SUIT FILED FOR MEMO PARKER, November 1, 2008

   
Memo Parker's lawyer has filed a federal lawsuit for alleged civil rights violations Parker says he sustained during his second arrest in a two-year-long series of marijuana events in Ukiah.
    The complaint was filed Oct. 15 in the U.S. District Court in San Francisco. It names seven defendants: Robert Nishiyama, Peter Hoyle, Thomas Allman, the Mendocino County Sheriff's Office, the county of Mendocino and 100 "Does"  as stated in the complaint filed by J. David Nick and E.D. Lerman.


Chronology of the Cases:
   •  On Oct. 16, 2006, brothers Memo Parker and Mark Parker were arrested on a search warrant served at two Gardens Avenue locations. At that time, officers seized 190 marijuana plants, 262 smaller "clone" plants and 170 pounds of processed marijuana. It was stated at the time that both Memo and Mark Parker had medical marijuana recommendations.
   •  In August of 2007, a jury voted 11-1 that Mark Parker was not guilty of managing a location for the production of a controlled substance. He was also acquitted of all other charges.
     The same jury that let Mark Parker walk then voted 10-2 to convict Memo Parker. Because jury members said that more deliberating would not yield a unanimous decision, a mistrial was declared.
   •  On Sept. 5, Deputy District Attorney James Nerli said that the Mendocino County District Attorney's Office would retry Mark and Memo Parker.

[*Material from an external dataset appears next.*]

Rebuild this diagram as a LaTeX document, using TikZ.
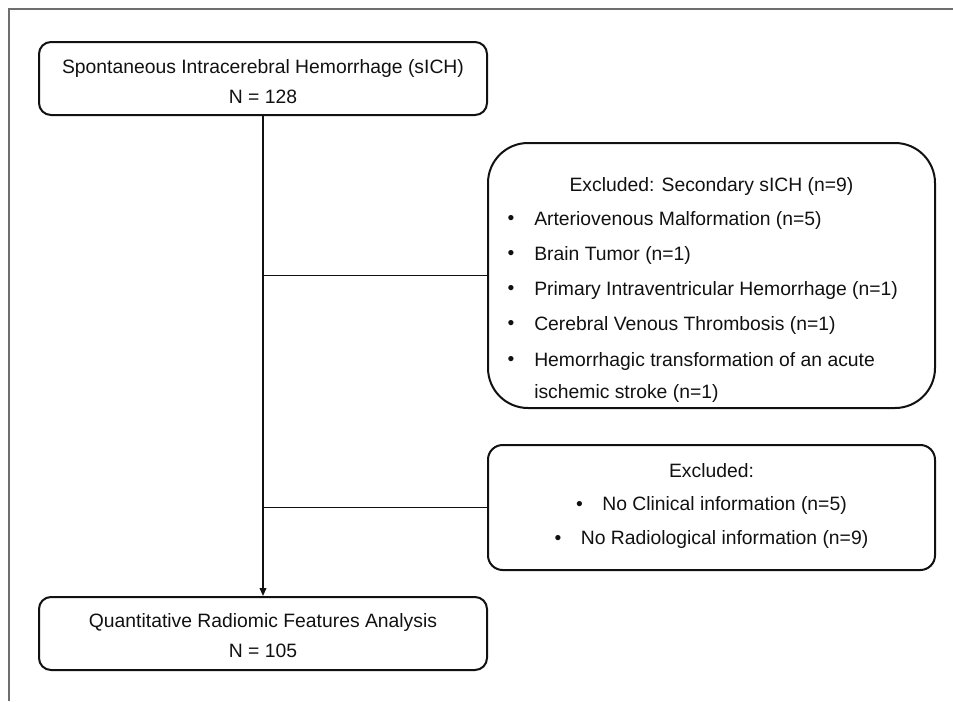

   •  Then, in February 2008, authorities returned to the Gardens Avenue locations of Memo Parker and in a raid took 297 marijuana plants and 34 pounds of processed marijuana, police reports stated. Memo Parker was arrested at that time on suspicion of cultivation of marijuana for sale and possession of marijuana for sale.     Following the second arrest, Parker pleaded no contest to conspiracy to commit acts injurious to public health or morality. By pleading as he did, all other charges against him were dropped.
    • The most recent event involving Parker prior to when the complaint was filed was when he entered Mendocino County Jail in mid-August to begin serving a 180-day sentence.
   •  In a press release last week from one of Parker's attorneys, J. David Nick, Nick stated that the lawsuit focuses on a practice of questioning those arrested "without informed consent under the Miranda rights and illegal interrogations of suspects who are represented by counsel." In the press release, Nick also states that the Sheriff's Office uses the term illegal commercial growers' and the idea that all marijuana sales are illegal' to take away rights from medical marijuana growers.
    • Nick stated that the second arrest of Parker in February is when Parker was allegedly interrogated unlawfully by the Mendocino Major Crimes Task Force. According to Nick, the Sixth and Fourteenth Amendments of the United States Constitution grant Parker rights which were violated during the second arrest.